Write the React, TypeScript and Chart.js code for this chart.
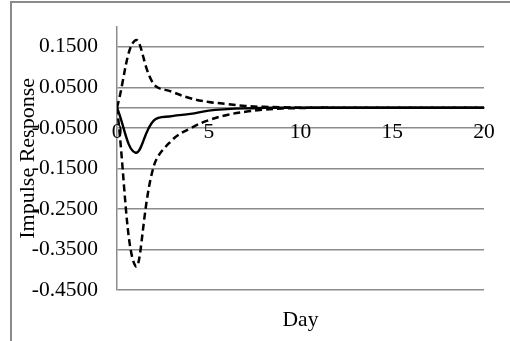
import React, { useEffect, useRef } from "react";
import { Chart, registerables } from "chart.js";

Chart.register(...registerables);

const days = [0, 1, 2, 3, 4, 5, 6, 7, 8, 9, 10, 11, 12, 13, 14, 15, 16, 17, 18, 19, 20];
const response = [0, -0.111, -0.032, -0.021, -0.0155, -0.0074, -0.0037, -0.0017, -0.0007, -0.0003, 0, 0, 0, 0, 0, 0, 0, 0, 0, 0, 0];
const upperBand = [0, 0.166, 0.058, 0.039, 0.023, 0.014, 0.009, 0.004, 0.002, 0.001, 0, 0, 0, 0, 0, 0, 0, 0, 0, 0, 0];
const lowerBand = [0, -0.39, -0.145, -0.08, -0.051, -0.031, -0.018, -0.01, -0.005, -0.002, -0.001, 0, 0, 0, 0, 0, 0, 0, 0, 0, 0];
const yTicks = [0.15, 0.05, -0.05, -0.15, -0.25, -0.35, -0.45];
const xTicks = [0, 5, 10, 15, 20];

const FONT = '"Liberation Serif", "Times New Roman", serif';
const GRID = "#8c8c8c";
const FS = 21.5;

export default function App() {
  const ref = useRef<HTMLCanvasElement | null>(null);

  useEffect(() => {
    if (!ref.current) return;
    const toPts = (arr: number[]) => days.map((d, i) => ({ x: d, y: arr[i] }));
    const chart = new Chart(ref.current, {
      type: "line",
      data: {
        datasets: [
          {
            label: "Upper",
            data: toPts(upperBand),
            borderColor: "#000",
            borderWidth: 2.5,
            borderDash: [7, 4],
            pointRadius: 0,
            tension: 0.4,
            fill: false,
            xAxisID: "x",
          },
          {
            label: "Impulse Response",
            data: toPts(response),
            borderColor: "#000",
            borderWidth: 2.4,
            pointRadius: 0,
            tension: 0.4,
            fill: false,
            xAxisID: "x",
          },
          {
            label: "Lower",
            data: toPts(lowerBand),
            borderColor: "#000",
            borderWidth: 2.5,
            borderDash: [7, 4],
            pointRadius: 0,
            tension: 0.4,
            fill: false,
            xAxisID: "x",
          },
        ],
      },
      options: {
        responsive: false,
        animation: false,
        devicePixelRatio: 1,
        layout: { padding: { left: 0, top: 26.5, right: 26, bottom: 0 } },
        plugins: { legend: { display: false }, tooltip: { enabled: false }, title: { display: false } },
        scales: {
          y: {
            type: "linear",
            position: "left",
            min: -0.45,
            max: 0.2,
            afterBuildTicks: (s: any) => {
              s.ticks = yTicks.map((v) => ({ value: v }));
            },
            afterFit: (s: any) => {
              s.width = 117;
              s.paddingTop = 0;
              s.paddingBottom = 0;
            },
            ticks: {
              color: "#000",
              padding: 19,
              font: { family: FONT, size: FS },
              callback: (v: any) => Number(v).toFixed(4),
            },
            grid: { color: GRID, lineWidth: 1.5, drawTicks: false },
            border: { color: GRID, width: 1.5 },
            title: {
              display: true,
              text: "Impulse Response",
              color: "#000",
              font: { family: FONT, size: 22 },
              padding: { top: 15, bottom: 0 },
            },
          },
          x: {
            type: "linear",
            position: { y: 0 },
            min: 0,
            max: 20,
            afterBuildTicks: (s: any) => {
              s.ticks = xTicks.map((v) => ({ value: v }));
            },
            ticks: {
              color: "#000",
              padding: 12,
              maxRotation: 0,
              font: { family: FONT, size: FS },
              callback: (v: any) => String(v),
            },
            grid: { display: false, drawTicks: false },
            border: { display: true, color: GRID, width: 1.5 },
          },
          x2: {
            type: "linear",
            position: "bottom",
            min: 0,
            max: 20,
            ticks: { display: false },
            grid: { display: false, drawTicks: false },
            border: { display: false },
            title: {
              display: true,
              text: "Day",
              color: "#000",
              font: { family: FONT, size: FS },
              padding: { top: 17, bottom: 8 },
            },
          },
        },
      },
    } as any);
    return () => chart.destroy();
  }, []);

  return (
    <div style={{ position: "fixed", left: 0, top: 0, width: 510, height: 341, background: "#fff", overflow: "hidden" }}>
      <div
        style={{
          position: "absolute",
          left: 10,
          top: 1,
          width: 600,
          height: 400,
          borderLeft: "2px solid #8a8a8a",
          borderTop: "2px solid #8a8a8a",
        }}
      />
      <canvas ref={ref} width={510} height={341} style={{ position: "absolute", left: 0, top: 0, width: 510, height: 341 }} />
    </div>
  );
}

--- --- ---

* WHAT YOU SHOULD DO: The lines from the top of the data above through the one holding "const FS = 21.5;" are to be repeated exactly, and only those, with no pictures.

* EXERCISE ANSWER:
Write the React, TypeScript and Chart.js code for this chart.
import React, { useEffect, useRef } from "react";
import { Chart, registerables } from "chart.js";

Chart.register(...registerables);

const days = [0, 1, 2, 3, 4, 5, 6, 7, 8, 9, 10, 11, 12, 13, 14, 15, 16, 17, 18, 19, 20];
const response = [0, -0.111, -0.032, -0.021, -0.0155, -0.0074, -0.0037, -0.0017, -0.0007, -0.0003, 0, 0, 0, 0, 0, 0, 0, 0, 0, 0, 0];
const upperBand = [0, 0.166, 0.058, 0.039, 0.023, 0.014, 0.009, 0.004, 0.002, 0.001, 0, 0, 0, 0, 0, 0, 0, 0, 0, 0, 0];
const lowerBand = [0, -0.39, -0.145, -0.08, -0.051, -0.031, -0.018, -0.01, -0.005, -0.002, -0.001, 0, 0, 0, 0, 0, 0, 0, 0, 0, 0];
const yTicks = [0.15, 0.05, -0.05, -0.15, -0.25, -0.35, -0.45];
const xTicks = [0, 5, 10, 15, 20];

const FONT = '"Liberation Serif", "Times New Roman", serif';
const GRID = "#8c8c8c";
const FS = 21.5;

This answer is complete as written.